In the years since, the Just Deeds Coalition (justdeeds.org) was started by several Golden Valley city officials. The coalition works to pair homeowners with pro bono attorneys to discharge racial covenants and provides educational opportunities to help communities acknowledge the racist history of the restrictive covenants.

Area cities who have become members of the coalition include Minnetonka, Hopkins, St. Louis Park, Edina and now Wayzata following an Oct. 5 vote from the Wayzata City Council.

Also part of the overall effort are the organizers behind the Mapping Prejudice project. Since 2016, the group has been working to illuminate structural racism by creating a database and map of discriminatory property deeds throughout Hennepin County. Property owners can use an online mapping tool (mappingprejudice.umn.edu) to see if there has been a restrictive covenant found on their property title.

Racial covenants are known to exist in the Wayzata’s Highland and Holdridge neighborhoods, where deed passages put in place throughout the 1940s read: “No lot, plot or parcel shall be sold, leased, mortgaged, used or occupied nor any right thereto be granted, given or permitted to any person other than a member of the Caucasian race.”
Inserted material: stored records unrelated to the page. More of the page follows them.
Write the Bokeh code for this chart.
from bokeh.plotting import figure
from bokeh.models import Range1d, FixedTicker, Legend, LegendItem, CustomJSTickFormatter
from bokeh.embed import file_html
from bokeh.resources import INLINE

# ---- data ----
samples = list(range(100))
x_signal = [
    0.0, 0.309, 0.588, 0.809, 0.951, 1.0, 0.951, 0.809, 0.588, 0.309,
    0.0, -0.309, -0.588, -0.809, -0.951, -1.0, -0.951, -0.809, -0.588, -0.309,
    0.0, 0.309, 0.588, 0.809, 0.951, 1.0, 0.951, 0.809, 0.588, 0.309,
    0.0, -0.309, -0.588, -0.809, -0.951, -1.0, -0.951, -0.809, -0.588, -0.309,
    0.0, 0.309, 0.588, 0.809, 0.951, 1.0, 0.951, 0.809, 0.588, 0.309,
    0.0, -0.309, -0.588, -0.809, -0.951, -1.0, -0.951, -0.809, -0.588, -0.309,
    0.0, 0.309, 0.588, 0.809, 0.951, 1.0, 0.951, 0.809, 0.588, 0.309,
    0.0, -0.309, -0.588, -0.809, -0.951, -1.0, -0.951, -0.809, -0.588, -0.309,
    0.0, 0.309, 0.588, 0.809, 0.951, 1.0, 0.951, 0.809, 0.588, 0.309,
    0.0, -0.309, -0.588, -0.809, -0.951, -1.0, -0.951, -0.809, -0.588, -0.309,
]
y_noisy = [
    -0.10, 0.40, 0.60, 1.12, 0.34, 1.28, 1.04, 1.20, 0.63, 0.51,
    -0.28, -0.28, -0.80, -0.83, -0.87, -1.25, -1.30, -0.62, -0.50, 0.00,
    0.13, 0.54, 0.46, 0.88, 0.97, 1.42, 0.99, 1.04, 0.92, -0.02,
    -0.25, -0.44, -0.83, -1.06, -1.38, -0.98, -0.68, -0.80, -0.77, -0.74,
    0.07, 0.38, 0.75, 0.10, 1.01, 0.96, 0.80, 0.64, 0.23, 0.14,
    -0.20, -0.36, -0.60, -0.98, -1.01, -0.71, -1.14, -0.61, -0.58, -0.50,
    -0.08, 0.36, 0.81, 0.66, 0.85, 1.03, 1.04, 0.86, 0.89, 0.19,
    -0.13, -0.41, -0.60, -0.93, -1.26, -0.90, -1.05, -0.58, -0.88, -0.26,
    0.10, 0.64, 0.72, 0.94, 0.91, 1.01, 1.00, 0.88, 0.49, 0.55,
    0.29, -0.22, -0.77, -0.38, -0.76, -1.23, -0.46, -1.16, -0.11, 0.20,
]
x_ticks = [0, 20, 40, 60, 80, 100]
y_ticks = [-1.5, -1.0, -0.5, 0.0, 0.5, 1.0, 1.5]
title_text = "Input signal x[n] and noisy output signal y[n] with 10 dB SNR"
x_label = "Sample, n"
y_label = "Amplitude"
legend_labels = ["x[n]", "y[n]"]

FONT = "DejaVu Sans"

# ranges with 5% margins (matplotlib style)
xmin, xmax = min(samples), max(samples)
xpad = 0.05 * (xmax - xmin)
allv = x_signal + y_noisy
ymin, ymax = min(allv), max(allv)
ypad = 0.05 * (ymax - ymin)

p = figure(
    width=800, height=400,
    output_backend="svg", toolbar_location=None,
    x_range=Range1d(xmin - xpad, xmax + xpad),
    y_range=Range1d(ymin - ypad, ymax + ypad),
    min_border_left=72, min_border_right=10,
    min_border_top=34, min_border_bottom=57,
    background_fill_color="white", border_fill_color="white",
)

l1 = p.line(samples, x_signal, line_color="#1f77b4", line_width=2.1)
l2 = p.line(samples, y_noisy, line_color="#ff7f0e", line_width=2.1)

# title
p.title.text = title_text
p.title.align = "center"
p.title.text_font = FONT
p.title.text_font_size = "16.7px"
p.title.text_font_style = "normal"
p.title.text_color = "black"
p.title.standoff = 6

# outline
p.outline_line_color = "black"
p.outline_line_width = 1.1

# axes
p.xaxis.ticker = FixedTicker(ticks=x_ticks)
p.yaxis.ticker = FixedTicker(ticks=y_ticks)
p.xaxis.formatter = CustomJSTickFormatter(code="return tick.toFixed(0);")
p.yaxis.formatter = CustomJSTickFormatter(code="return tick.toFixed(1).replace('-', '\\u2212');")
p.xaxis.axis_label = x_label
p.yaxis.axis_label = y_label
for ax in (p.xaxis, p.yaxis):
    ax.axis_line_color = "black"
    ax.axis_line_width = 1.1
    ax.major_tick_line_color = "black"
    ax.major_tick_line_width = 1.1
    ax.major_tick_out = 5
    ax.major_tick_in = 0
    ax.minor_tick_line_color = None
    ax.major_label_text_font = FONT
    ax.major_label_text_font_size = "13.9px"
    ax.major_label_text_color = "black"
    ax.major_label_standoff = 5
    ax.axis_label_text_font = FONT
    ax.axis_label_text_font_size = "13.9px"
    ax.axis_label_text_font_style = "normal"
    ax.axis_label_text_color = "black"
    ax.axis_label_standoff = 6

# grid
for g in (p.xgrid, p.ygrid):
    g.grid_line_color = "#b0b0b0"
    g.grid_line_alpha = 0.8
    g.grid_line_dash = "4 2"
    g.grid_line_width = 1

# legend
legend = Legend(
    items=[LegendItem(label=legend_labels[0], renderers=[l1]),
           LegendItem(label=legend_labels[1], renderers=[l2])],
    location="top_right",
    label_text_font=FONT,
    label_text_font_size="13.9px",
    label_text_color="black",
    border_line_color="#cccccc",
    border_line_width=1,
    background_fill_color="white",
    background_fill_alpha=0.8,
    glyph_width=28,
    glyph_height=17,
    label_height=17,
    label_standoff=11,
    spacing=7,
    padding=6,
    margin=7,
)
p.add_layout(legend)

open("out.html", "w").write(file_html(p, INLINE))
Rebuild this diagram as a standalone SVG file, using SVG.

Emily Goellner, Wayzata’s community development director, said there are 137 properties within Wayzata’s boundaries that have racially restrictive covenants.

“The Just Deeds Coalition is here to help us ask the question, ‘What’s next?’ ... What is something tangible that we can do as individuals to recognize how we’ve gotten to this point?” Goellner said.

The coalition can help connect Wayzata residents with volunteer attorneys who will go through the work of legally discharging a covenant on a property.

“It’s a highly procedural process,” Goellner said. “It is not really a DIY kind of process.”

By being a member of Just Deeds, the city will also receive access to educational materials about discriminatory covenants in Minnesota and city staff will be connected to other members of the coalition.

There is no formal action required to join the coalition, but most cities join by passing a resolution of support. City staff has recommended that Wayzata participate by devoting staff time to connect residents with free help from legal and title professionals to discharge discriminatory covenants, engaging in community conversations on race and housing, supporting strategic conversations about local housing policies that support a wide range of housing choices, and increasing efforts to communicate and involve residents who rent in community conversations and decisions.

Among those who spoke in support of the resolution during the council meeting was Kate Flom, a member of the Unitarian Universalist Church of Minnetonka. Leaders with the church discovered a discriminatory covenant in their deed while acquiring the land to build their new church in Wayzata’s Holdridge neighborhood. Today, members of the church are encouraging homeowners to take a look at their deeds to seek out and denounce similar racist language.

“I’m very grateful that you’re addressing this situation through your actions tonight,” Flom said. “We were able to get a pro bono attorney through the Just Deeds project in late 2020 and were able to renounce the covenant on our deed, which was very important to the members of our congregation and for us as a faith community.”

The resolution also found unanimous support from the Wayzata City Council, with Mayor Johanna Mouton saying it was a necessary step in addressing a part of Wayzata’s history.

“I really applaud Just Deeds. ... Every person who is part of that is a volunteer,” the mayor said. “These are people coming together to do the right thing.”

Councilmember Alex Plechash said joining the coalition will allow for each homeowner to have their personal journey in discovering and confronting a racially restrictive covenant that may be tied to their home.

“I’d sure love to see the day when it all is behind us. ...This is just one small step in that regard,” Plechash said.